**Directions:**
Take the lines of the data below from the very first through the line containing "const binCount = 26" and output them exactly, pictures excluded.
######
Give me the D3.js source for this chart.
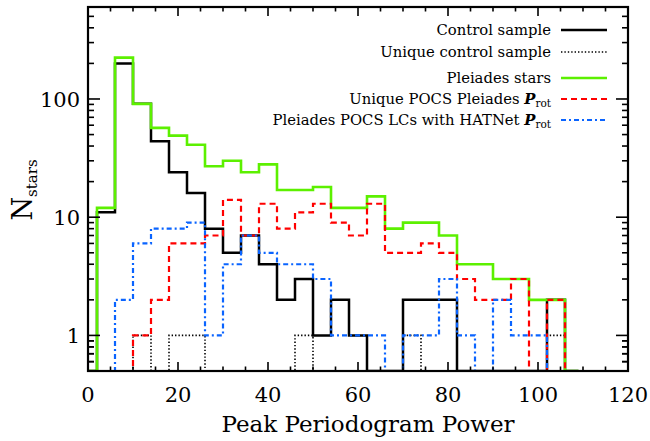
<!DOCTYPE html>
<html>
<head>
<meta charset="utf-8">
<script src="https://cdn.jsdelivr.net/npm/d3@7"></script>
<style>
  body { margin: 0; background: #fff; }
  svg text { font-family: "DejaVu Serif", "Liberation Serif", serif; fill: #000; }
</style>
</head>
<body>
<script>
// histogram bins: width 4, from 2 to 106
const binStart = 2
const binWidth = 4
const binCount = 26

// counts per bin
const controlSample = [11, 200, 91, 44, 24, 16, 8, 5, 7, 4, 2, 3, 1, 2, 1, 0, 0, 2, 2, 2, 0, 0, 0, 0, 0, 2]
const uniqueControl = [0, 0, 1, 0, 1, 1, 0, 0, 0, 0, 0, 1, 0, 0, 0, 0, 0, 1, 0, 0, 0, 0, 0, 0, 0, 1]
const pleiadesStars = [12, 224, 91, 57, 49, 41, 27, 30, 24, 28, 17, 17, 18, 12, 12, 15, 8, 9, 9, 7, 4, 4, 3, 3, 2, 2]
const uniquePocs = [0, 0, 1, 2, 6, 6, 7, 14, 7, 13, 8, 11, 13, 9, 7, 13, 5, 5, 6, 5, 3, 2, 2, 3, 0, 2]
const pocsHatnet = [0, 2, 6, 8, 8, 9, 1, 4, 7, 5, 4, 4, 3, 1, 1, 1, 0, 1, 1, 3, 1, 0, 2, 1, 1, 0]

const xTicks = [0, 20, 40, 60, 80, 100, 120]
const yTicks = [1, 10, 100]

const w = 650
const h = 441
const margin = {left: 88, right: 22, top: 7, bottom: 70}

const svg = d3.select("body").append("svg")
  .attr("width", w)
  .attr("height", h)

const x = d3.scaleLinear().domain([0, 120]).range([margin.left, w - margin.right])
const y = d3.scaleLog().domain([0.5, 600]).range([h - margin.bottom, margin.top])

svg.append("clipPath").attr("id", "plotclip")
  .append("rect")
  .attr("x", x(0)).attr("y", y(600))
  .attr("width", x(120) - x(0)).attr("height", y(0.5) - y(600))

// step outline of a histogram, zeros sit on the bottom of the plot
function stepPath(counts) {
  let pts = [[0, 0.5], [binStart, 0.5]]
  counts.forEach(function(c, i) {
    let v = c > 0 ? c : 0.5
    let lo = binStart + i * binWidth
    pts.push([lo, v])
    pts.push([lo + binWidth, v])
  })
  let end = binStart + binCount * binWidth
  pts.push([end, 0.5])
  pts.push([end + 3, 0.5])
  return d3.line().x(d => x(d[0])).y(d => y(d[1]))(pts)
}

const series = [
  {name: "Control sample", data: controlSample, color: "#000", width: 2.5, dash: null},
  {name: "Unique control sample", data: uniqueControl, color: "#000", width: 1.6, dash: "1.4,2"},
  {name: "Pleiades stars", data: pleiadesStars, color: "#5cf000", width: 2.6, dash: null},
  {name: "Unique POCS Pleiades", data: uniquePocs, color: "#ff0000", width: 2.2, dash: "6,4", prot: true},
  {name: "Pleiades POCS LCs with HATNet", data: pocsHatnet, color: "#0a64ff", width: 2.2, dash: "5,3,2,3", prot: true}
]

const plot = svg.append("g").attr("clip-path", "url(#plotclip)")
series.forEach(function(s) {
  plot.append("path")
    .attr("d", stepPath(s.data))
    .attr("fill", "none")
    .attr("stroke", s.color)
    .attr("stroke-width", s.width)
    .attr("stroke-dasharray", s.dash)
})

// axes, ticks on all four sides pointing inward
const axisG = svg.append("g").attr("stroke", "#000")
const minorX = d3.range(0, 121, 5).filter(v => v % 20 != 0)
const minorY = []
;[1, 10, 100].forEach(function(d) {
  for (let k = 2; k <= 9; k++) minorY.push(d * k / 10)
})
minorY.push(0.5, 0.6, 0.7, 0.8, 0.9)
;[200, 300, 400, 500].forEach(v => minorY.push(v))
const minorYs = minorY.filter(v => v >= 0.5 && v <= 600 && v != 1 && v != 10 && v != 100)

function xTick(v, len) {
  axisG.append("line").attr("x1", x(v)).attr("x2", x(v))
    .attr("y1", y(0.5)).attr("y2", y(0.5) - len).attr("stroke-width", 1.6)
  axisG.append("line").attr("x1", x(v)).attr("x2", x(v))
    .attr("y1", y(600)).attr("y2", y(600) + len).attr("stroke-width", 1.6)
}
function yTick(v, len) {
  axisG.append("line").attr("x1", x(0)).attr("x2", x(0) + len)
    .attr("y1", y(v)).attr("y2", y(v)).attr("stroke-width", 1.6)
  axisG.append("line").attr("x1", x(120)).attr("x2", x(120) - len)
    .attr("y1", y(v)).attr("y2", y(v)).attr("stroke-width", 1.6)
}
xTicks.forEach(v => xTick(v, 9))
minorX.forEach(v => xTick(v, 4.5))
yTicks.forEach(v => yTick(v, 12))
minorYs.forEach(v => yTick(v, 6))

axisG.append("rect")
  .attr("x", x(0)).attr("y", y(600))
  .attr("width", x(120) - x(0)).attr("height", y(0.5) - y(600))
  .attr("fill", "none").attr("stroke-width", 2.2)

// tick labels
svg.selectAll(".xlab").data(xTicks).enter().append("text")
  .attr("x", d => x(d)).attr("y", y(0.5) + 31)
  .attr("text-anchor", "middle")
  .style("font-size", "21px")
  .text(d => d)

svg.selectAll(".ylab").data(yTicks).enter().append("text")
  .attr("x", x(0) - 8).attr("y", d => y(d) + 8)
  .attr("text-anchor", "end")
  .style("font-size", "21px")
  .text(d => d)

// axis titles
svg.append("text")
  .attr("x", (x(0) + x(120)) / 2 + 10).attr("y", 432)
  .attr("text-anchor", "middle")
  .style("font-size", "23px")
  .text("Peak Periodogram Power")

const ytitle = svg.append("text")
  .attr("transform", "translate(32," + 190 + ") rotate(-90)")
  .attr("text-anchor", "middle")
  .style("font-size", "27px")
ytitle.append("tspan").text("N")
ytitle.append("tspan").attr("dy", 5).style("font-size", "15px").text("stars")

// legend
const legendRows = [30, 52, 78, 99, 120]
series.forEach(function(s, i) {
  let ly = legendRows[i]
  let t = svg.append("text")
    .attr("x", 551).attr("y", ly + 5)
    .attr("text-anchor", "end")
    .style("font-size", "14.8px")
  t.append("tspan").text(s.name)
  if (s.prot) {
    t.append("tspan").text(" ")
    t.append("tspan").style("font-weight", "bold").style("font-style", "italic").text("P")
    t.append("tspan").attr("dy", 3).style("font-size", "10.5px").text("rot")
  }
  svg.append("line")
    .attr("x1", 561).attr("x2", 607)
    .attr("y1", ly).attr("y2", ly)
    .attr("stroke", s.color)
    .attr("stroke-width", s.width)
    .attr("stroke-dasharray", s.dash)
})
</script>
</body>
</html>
######
**Output of the exercise:**
Give me the D3.js source for this chart.
<!DOCTYPE html>
<html>
<head>
<meta charset="utf-8">
<script src="https://cdn.jsdelivr.net/npm/d3@7"></script>
<style>
  body { margin: 0; background: #fff; }
  svg text { font-family: "DejaVu Serif", "Liberation Serif", serif; fill: #000; }
</style>
</head>
<body>
<script>
// histogram bins: width 4, from 2 to 106
const binStart = 2
const binWidth = 4
const binCount = 26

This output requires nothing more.